Start of Input material
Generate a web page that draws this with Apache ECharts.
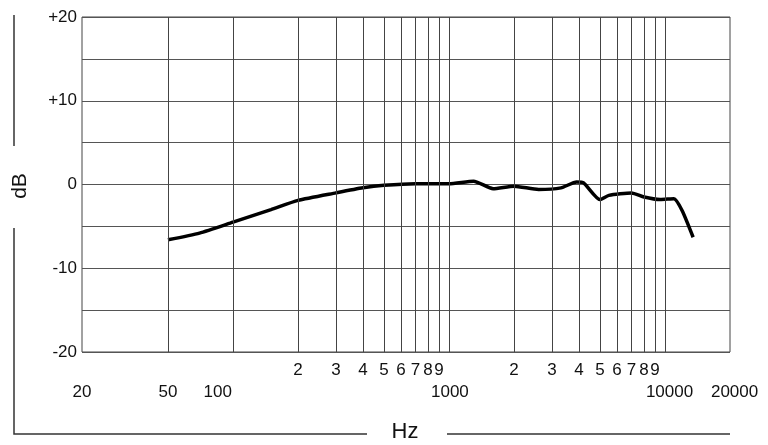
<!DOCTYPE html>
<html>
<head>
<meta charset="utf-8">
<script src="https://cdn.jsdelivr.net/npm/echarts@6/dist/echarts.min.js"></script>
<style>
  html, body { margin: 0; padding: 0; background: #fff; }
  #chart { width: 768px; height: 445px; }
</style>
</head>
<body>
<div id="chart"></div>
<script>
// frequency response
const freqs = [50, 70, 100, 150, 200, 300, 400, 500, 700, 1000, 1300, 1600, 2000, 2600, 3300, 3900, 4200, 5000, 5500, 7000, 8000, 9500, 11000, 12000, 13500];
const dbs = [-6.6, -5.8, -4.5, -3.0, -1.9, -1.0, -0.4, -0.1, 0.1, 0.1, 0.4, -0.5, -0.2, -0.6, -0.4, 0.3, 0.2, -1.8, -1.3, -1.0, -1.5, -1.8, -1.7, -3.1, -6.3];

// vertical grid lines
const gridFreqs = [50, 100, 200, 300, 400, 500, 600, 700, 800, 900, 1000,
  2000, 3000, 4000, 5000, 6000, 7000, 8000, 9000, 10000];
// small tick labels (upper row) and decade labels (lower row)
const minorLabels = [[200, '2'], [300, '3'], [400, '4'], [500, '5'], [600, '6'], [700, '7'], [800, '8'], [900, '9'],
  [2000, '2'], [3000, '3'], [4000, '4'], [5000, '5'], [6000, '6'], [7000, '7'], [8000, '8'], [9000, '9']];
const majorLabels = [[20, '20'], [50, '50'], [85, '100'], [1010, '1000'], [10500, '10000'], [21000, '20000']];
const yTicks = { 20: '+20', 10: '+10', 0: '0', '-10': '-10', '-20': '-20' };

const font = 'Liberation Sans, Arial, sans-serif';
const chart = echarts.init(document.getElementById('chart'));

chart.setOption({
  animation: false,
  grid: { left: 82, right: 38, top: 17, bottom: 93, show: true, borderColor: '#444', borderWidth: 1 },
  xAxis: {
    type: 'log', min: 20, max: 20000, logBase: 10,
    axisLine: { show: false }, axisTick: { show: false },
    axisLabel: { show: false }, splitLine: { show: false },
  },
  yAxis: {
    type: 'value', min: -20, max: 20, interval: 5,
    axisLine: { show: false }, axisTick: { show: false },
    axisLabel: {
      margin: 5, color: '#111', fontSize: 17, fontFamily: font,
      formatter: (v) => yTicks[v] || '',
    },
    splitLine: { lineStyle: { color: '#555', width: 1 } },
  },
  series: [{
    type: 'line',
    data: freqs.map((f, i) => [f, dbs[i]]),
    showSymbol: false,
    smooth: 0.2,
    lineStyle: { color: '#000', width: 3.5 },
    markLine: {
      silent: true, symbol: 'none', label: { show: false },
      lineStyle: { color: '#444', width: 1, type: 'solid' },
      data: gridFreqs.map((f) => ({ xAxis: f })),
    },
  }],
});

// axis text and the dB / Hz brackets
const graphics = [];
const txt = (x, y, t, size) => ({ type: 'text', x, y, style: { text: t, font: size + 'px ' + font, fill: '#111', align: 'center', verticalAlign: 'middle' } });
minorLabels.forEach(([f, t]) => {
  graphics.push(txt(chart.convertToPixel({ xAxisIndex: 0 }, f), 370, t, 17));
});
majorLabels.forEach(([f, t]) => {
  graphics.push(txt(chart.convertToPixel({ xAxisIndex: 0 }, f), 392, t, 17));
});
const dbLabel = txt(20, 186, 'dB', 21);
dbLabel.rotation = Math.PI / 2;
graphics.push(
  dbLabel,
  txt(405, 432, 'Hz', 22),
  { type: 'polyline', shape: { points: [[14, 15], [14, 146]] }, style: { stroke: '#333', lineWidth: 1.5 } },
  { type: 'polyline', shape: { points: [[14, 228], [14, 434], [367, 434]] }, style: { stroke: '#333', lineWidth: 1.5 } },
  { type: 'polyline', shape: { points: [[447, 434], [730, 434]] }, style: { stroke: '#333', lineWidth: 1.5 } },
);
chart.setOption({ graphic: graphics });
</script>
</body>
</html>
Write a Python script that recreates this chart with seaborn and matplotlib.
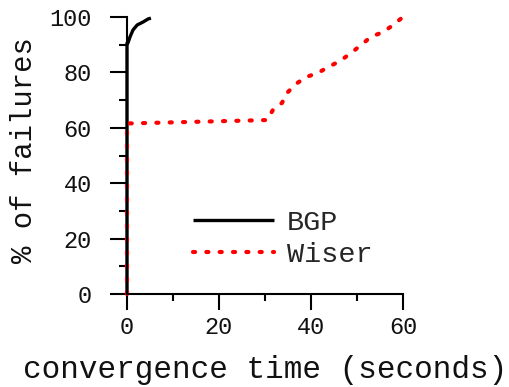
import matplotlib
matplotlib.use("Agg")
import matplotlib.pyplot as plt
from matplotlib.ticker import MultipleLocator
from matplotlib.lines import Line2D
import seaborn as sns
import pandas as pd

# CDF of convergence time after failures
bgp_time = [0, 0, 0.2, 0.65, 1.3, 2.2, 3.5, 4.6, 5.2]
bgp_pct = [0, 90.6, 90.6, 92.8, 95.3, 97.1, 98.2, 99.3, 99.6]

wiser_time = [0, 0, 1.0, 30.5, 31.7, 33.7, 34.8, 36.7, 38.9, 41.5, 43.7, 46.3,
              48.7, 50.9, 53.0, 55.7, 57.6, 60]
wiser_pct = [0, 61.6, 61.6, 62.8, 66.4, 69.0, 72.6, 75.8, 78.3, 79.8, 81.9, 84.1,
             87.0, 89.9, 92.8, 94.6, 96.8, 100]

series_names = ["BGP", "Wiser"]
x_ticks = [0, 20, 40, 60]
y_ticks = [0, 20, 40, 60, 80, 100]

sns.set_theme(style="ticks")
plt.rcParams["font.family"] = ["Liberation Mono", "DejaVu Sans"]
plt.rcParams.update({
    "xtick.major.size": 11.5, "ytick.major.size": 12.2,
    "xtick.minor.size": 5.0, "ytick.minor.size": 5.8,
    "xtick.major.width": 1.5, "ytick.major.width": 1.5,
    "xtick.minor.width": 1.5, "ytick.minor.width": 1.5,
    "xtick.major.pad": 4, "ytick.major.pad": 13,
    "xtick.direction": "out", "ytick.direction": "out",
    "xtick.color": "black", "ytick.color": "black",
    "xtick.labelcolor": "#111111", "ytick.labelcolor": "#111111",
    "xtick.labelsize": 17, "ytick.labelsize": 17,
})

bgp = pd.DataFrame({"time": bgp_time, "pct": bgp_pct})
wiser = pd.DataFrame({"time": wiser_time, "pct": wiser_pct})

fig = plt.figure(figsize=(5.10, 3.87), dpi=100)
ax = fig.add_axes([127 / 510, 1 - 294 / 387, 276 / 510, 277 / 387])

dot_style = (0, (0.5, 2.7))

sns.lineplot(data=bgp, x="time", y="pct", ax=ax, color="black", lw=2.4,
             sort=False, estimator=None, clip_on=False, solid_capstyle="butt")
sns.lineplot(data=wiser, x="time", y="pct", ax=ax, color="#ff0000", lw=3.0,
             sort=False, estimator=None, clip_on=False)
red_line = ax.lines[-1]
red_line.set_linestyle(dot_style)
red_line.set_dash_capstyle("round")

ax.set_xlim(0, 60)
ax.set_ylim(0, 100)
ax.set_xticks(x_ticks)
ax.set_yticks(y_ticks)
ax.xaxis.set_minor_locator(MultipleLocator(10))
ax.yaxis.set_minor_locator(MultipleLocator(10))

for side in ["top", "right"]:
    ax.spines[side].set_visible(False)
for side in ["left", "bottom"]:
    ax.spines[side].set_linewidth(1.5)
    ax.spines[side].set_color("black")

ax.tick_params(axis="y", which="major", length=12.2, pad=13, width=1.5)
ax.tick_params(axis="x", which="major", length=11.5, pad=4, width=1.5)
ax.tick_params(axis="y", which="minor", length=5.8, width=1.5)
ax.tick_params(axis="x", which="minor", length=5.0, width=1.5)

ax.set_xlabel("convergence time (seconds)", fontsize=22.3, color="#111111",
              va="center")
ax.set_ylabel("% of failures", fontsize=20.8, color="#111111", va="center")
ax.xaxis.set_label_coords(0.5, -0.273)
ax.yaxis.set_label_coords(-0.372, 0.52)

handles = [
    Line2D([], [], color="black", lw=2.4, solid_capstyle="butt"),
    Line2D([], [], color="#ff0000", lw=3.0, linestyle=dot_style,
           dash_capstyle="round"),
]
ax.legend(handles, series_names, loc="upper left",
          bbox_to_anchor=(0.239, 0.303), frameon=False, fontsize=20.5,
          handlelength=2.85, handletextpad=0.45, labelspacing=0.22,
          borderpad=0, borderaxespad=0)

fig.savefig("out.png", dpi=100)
End of Input material
• Directions:
Using the data above, copy exactly the lines from the one containing "Write a Python" to the one containing "bgp_pct = [0, 90.6, 90.6, 92.8, 95.3, 97.1, 98.2, 99.3, 99.6]", inclusive. Exclude the pictures.

• Final result:
Write a Python script that recreates this chart with seaborn and matplotlib.
import matplotlib
matplotlib.use("Agg")
import matplotlib.pyplot as plt
from matplotlib.ticker import MultipleLocator
from matplotlib.lines import Line2D
import seaborn as sns
import pandas as pd

# CDF of convergence time after failures
bgp_time = [0, 0, 0.2, 0.65, 1.3, 2.2, 3.5, 4.6, 5.2]
bgp_pct = [0, 90.6, 90.6, 92.8, 95.3, 97.1, 98.2, 99.3, 99.6]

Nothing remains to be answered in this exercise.